- **WHAT THE EXERCISE ASKS**:
Quote the full listing word for word.

═════ DATA EXCERPT ═════

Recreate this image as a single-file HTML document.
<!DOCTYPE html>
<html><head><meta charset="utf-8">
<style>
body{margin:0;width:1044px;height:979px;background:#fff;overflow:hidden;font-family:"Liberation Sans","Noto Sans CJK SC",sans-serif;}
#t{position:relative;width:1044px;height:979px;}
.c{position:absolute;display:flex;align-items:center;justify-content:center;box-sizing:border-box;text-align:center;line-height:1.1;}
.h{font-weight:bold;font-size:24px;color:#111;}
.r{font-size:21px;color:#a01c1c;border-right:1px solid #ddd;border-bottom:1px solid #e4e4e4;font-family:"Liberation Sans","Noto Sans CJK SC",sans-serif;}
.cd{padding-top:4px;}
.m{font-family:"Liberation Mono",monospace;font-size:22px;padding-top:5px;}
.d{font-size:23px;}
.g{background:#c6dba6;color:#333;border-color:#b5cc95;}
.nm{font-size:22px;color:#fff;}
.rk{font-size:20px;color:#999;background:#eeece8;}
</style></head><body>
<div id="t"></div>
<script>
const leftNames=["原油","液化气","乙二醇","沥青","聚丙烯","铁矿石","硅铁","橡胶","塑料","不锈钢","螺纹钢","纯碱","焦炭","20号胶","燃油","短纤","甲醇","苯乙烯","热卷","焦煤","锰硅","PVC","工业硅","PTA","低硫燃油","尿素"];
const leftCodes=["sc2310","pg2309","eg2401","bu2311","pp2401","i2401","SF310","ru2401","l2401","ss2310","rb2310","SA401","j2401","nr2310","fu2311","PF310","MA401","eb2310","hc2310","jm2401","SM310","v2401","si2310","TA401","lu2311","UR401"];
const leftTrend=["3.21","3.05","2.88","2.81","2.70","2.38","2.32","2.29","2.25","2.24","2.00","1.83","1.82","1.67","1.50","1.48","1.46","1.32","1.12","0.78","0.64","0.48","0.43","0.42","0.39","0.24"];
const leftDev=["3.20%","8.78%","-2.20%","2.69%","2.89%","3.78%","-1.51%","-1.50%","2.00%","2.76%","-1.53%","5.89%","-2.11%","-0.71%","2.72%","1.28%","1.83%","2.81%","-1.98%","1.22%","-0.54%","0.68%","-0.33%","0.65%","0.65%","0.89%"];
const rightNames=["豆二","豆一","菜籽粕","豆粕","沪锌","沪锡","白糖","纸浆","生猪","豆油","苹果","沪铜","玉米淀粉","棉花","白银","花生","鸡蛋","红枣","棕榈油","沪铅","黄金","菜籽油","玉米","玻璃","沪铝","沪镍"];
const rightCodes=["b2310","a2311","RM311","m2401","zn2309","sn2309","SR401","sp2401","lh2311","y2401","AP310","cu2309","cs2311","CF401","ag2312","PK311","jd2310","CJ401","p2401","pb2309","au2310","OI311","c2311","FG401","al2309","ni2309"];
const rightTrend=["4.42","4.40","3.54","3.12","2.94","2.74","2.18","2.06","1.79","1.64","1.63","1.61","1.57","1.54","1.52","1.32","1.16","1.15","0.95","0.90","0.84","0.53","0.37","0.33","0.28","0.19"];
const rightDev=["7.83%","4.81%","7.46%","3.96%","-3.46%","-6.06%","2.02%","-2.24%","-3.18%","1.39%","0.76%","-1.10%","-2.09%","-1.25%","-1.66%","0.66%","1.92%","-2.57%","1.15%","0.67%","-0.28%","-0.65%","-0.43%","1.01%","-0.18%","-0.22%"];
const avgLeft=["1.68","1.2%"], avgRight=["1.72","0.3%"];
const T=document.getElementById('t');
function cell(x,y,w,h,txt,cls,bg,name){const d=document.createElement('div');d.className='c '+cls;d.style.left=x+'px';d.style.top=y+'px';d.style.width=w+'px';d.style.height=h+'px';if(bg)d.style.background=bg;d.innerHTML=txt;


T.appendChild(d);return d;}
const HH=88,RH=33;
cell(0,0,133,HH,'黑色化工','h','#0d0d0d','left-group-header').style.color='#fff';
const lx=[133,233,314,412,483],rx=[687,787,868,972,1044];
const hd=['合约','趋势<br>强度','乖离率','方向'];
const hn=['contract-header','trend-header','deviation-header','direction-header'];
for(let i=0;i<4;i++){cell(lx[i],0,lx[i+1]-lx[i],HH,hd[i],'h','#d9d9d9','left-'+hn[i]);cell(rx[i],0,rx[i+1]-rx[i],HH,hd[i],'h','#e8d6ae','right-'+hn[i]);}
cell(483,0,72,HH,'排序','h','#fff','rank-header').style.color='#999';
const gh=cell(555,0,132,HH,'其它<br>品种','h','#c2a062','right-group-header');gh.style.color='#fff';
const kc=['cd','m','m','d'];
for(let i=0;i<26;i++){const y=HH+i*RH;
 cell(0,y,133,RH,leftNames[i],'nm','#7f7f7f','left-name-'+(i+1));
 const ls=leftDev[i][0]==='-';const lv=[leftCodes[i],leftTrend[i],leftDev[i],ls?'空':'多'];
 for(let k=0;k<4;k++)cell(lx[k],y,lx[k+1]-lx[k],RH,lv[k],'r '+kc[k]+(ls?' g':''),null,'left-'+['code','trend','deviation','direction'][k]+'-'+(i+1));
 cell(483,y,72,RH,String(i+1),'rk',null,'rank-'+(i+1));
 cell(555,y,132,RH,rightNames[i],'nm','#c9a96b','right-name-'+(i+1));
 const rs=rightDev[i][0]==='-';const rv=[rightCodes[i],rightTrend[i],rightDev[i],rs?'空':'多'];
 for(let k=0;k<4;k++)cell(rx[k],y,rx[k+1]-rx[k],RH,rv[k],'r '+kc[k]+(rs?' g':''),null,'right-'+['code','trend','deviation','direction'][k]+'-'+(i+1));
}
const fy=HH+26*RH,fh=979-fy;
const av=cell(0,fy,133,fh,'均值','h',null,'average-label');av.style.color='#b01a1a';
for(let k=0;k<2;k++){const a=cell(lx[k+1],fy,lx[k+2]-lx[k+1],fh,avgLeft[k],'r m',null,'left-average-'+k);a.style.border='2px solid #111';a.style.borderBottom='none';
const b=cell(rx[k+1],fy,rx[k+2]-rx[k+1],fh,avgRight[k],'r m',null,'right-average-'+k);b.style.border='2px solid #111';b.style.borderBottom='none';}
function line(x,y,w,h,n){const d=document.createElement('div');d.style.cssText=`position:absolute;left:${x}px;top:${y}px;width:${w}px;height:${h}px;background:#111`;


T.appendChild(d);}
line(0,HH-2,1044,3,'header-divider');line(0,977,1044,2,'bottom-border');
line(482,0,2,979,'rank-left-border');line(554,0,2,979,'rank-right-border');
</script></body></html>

═════

- **OUTPUT OF THE TASK**:
Recreate this image as a single-file HTML document.
<!DOCTYPE html>
<html><head><meta charset="utf-8">
<style>
body{margin:0;width:1044px;height:979px;background:#fff;overflow:hidden;font-family:"Liberation Sans","Noto Sans CJK SC",sans-serif;}
#t{position:relative;width:1044px;height:979px;}
.c{position:absolute;display:flex;align-items:center;justify-content:center;box-sizing:border-box;text-align:center;line-height:1.1;}
.h{font-weight:bold;font-size:24px;color:#111;}
.r{font-size:21px;color:#a01c1c;border-right:1px solid #ddd;border-bottom:1px solid #e4e4e4;font-family:"Liberation Sans","Noto Sans CJK SC",sans-serif;}
.cd{padding-top:4px;}
.m{font-family:"Liberation Mono",monospace;font-size:22px;padding-top:5px;}
.d{font-size:23px;}
.g{background:#c6dba6;color:#333;border-color:#b5cc95;}
.nm{font-size:22px;color:#fff;}
.rk{font-size:20px;color:#999;background:#eeece8;}
</style></head><body>
<div id="t"></div>
<script>
const leftNames=["原油","液化气","乙二醇","沥青","聚丙烯","铁矿石","硅铁","橡胶","塑料","不锈钢","螺纹钢","纯碱","焦炭","20号胶","燃油","短纤","甲醇","苯乙烯","热卷","焦煤","锰硅","PVC","工业硅","PTA","低硫燃油","尿素"];
const leftCodes=["sc2310","pg2309","eg2401","bu2311","pp2401","i2401","SF310","ru2401","l2401","ss2310","rb2310","SA401","j2401","nr2310","fu2311","PF310","MA401","eb2310","hc2310","jm2401","SM310","v2401","si2310","TA401","lu2311","UR401"];
const leftTrend=["3.21","3.05","2.88","2.81","2.70","2.38","2.32","2.29","2.25","2.24","2.00","1.83","1.82","1.67","1.50","1.48","1.46","1.32","1.12","0.78","0.64","0.48","0.43","0.42","0.39","0.24"];
const leftDev=["3.20%","8.78%","-2.20%","2.69%","2.89%","3.78%","-1.51%","-1.50%","2.00%","2.76%","-1.53%","5.89%","-2.11%","-0.71%","2.72%","1.28%","1.83%","2.81%","-1.98%","1.22%","-0.54%","0.68%","-0.33%","0.65%","0.65%","0.89%"];
const rightNames=["豆二","豆一","菜籽粕","豆粕","沪锌","沪锡","白糖","纸浆","生猪","豆油","苹果","沪铜","玉米淀粉","棉花","白银","花生","鸡蛋","红枣","棕榈油","沪铅","黄金","菜籽油","玉米","玻璃","沪铝","沪镍"];
const rightCodes=["b2310","a2311","RM311","m2401","zn2309","sn2309","SR401","sp2401","lh2311","y2401","AP310","cu2309","cs2311","CF401","ag2312","PK311","jd2310","CJ401","p2401","pb2309","au2310","OI311","c2311","FG401","al2309","ni2309"];
const rightTrend=["4.42","4.40","3.54","3.12","2.94","2.74","2.18","2.06","1.79","1.64","1.63","1.61","1.57","1.54","1.52","1.32","1.16","1.15","0.95","0.90","0.84","0.53","0.37","0.33","0.28","0.19"];
const rightDev=["7.83%","4.81%","7.46%","3.96%","-3.46%","-6.06%","2.02%","-2.24%","-3.18%","1.39%","0.76%","-1.10%","-2.09%","-1.25%","-1.66%","0.66%","1.92%","-2.57%","1.15%","0.67%","-0.28%","-0.65%","-0.43%","1.01%","-0.18%","-0.22%"];
const avgLeft=["1.68","1.2%"], avgRight=["1.72","0.3%"];
const T=document.getElementById('t');
function cell(x,y,w,h,txt,cls,bg,name){const d=document.createElement('div');d.className='c '+cls;d.style.left=x+'px';d.style.top=y+'px';d.style.width=w+'px';d.style.height=h+'px';if(bg)d.style.background=bg;d.innerHTML=txt;


T.appendChild(d);return d;}
const HH=88,RH=33;
cell(0,0,133,HH,'黑色化工','h','#0d0d0d','left-group-header').style.color='#fff';
const lx=[133,233,314,412,483],rx=[687,787,868,972,1044];
const hd=['合约','趋势<br>强度','乖离率','方向'];
const hn=['contract-header','trend-header','deviation-header','direction-header'];
for(let i=0;i<4;i++){cell(lx[i],0,lx[i+1]-lx[i],HH,hd[i],'h','#d9d9d9','left-'+hn[i]);cell(rx[i],0,rx[i+1]-rx[i],HH,hd[i],'h','#e8d6ae','right-'+hn[i]);}
cell(483,0,72,HH,'排序','h','#fff','rank-header').style.color='#999';
const gh=cell(555,0,132,HH,'其它<br>品种','h','#c2a062','right-group-header');gh.style.color='#fff';
const kc=['cd','m','m','d'];
for(let i=0;i<26;i++){const y=HH+i*RH;
 cell(0,y,133,RH,leftNames[i],'nm','#7f7f7f','left-name-'+(i+1));
 const ls=leftDev[i][0]==='-';const lv=[leftCodes[i],leftTrend[i],leftDev[i],ls?'空':'多'];
 for(let k=0;k<4;k++)cell(lx[k],y,lx[k+1]-lx[k],RH,lv[k],'r '+kc[k]+(ls?' g':''),null,'left-'+['code','trend','deviation','direction'][k]+'-'+(i+1));
 cell(483,y,72,RH,String(i+1),'rk',null,'rank-'+(i+1));
 cell(555,y,132,RH,rightNames[i],'nm','#c9a96b','right-name-'+(i+1));
 const rs=rightDev[i][0]==='-';const rv=[rightCodes[i],rightTrend[i],rightDev[i],rs?'空':'多'];
 for(let k=0;k<4;k++)cell(rx[k],y,rx[k+1]-rx[k],RH,rv[k],'r '+kc[k]+(rs?' g':''),null,'right-'+['code','trend','deviation','direction'][k]+'-'+(i+1));
}
const fy=HH+26*RH,fh=979-fy;
const av=cell(0,fy,133,fh,'均值','h',null,'average-label');av.style.color='#b01a1a';
for(let k=0;k<2;k++){const a=cell(lx[k+1],fy,lx[k+2]-lx[k+1],fh,avgLeft[k],'r m',null,'left-average-'+k);a.style.border='2px solid #111';a.style.borderBottom='none';
const b=cell(rx[k+1],fy,rx[k+2]-rx[k+1],fh,avgRight[k],'r m',null,'right-average-'+k);b.style.border='2px solid #111';b.style.borderBottom='none';}
function line(x,y,w,h,n){const d=document.createElement('div');d.style.cssText=`position:absolute;left:${x}px;top:${y}px;width:${w}px;height:${h}px;background:#111`;


T.appendChild(d);}
line(0,HH-2,1044,3,'header-divider');line(0,977,1044,2,'bottom-border');
line(482,0,2,979,'rank-left-border');line(554,0,2,979,'rank-right-border');
</script></body></html>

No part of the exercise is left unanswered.